Fake smiles and repetitive insistence. There is a whole team of passive aggressive colleagues where I work. They are quite frightening really. We recently had the misfortune to have to work with them and the experience was far from edifying. One conversation went something like, “I hear what you’re saying, but I know that you are a fucking liar. You are talking shit because you are a lazy, good-for-nothing malcontent who hasn’t got a clue. You are so low that you lie to me and insist upon something I know is wrong.” But the actual words used were, “I hear what you’re saying, but other people are telling me something else.” The implication was “…and I choose to believe them over you.” Because they chose to disbelieve me, it also meant that they then got critical about one thing and another, all of which were contingent upon their assumption that I was wrong and the third party was right. So, I say, “Yes, but that’s because we were told X,” and they say, “Well, actually, you were told Y.” And they are smiling all the time. The face said, we love you, the words said we love you, but the message was you are a fucking lizard.
Not participating in meetings. As you will know if you have read (and can remember) earlier tirades, I am not a big fan of meetings (and have yet to meet anyone who is). However, I am also an adult and have come to accept that they are an inevitable part of my working life. Others are still struggling with that and choose to spend the meeting sitting silently with a bored face on them while they doodle or try to engage in humorous dialogue with the person sat next to them. If they are still coming out of adolescence, I can be more tolerant, but when they are actually middle-aged parents, I wonder how healthy home-life is.
And no list of passive aggressive behaviour would be complete without the old chestnut of simple being rude to others. We have a colleague at the minute who can brook no suggestion that their work is less than beyond all reproach. Which makes things difficult when students complain continually about their poor teaching skills. But if you talk to this colleague about such things, they simply clam up and only speak to you through clenched teeth. They show utter disdain for you and your cowardly kowtowing to students. They then proceed to ignore everything you say or do and even stop saying good morning or other niceties. If you ask them to do something, they won’t go beyond a terse response and you are lucky to even get this.
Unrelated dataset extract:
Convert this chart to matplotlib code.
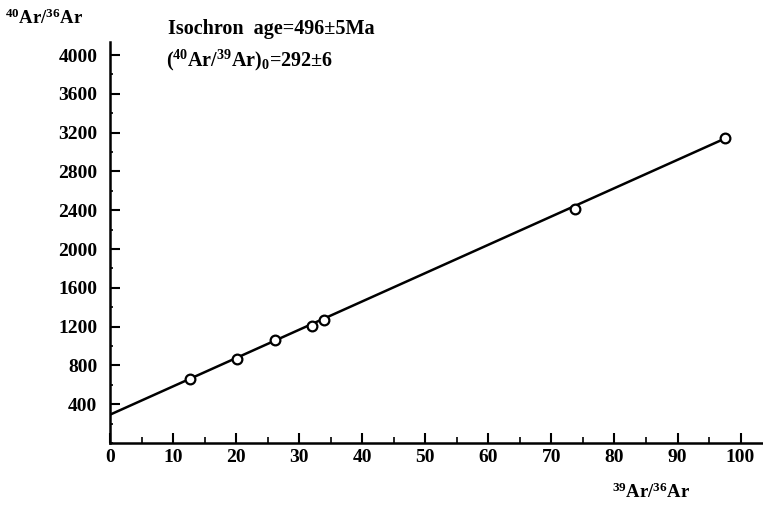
import numpy as np
import matplotlib
matplotlib.use('Agg')
import matplotlib.pyplot as plt
from matplotlib.ticker import MultipleLocator

plt.rcParams['font.family'] = 'Liberation Serif'
plt.rcParams['font.weight'] = 'bold'
plt.rcParams['mathtext.fontset'] = 'custom'
plt.rcParams['mathtext.rm'] = 'Liberation Serif:bold'
plt.rcParams['mathtext.it'] = 'Liberation Serif:bold'
plt.rcParams['mathtext.bf'] = 'Liberation Serif:bold'

# Measured points (39Ar/36Ar, 40Ar/36Ar)
x_pts = [12.7, 20.1, 26.1, 32.0, 34.0, 73.7, 97.6]
y_pts = [660, 866, 1060, 1210, 1268, 2417, 3140]

# Isochron line
intercept = 292
slope = 29.2
x_line = [0, 97.6]

x_ticks = [0, 10, 20, 30, 40, 50, 60, 70, 80, 90, 100]
y_ticks = [400, 800, 1200, 1600, 2000, 2400, 2800, 3200, 3600, 4000]

fig = plt.figure(figsize=(7.63, 5.07), dpi=100)
ax = fig.add_axes([110 / 763, 64 / 507, 652 / 763, 401 / 507])

y_line = [intercept + slope * v for v in x_line]
ax.plot(x_line, y_line, color='black', lw=1.8, zorder=2)
ax.plot(x_pts, y_pts, 'o', ms=7, mfc='white', mec='black', mew=1.6, zorder=3)

ax.set_xlim(0, 103.4)
ax.set_ylim(0, 4135)
ax.set_xticks(x_ticks)
ax.set_yticks(y_ticks)
ax.xaxis.set_minor_locator(MultipleLocator(5))
ax.yaxis.set_minor_locator(MultipleLocator(200))

for s in ['top', 'right']:
    ax.spines[s].set_visible(False)
for s in ['left', 'bottom']:
    ax.spines[s].set_linewidth(1.8)

ax.tick_params(axis='both', which='major', direction='in', length=7, width=1.5,
               labelsize=14)
ax.tick_params(axis='x', which='major', pad=4)
ax.tick_params(axis='y', which='major', pad=9)
ax.tick_params(axis='both', which='minor', direction='in', length=4, width=1.2)
ax.tick_params(axis='y', which='minor', length=2.5)

fig.text(5 / 763, 1 - 18 / 507, r'$^{40}$Ar/$^{36}$Ar', fontsize=13.5, va='center', ha='left')
fig.text(612 / 763, 1 - 492 / 507, r'$^{39}$Ar/$^{36}$Ar', fontsize=13.5, va='center', ha='left')

fig.text(168 / 763, 1 - 29 / 507, 'Isochron  age=496±5Ma', fontsize=14.5, va='center', ha='left')
fig.text(166 / 763, 1 - 60 / 507, r'($^{40}$Ar/$^{39}$Ar)$_0$=292±6', fontsize=14.5, va='center', ha='left')

plt.savefig('out.png', dpi=100)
When other people ask them for help, they won’t actually be helpful, because this will stop other people from knowing how outraged they are. Instead, they give just about enough to allow them to say loudly and exasperatedly, “LOOK! I SAID IT WAS THERE!” Great…someone asked you for help and you essentially replied, “Look fuck off and get help from over there.” That isn’t being helpful, it’s being rude.
Of course, this whole blog is built upon passive aggression. I hide behind a Secret moniker and I bitch about my colleagues. I’m not so far down the wormhole of the fundamental attribution error that I can’t see my own follies. I’m as much of an arsehole as anybody and nobody is more of an arsehole than me. But I don’t send global emails and always think twice about whom I copy in on emails; I make my loud, ironic comments quietly and in a private place; I remind myself that people-usually-try-to-do-their-best and also that people-invariably-believe-that-their-actions-are-justified; I don’t offer justifications unless I am asked to do so; I participate fully in meetings; and I try to avoid being rude to people. Even if I can’t bloody well stand them.
To my passive aggressive colleagues, I would say this: there is quite literally nothing at work that is worthy of stoking your fires of discontent. Do your job, get your money, try to avoid making other people’s day more unpleasant than it may already be. Be clear about how you’re feeling and express your unhappiness or dissatisfaction clearly and with respect – when all is said and done, you are passing it on to another person who may already be dealing with things that would cause you to lose sleep at night. Be compassionate.
We are all arseholes. We all make mistakes and we are -by nature- blind to our biggest shortcomings. When you are criticised, don’t take it as a rejection of who you are; take it as validation of your humanity. Errare humanum est…sed perseverare diabolicum.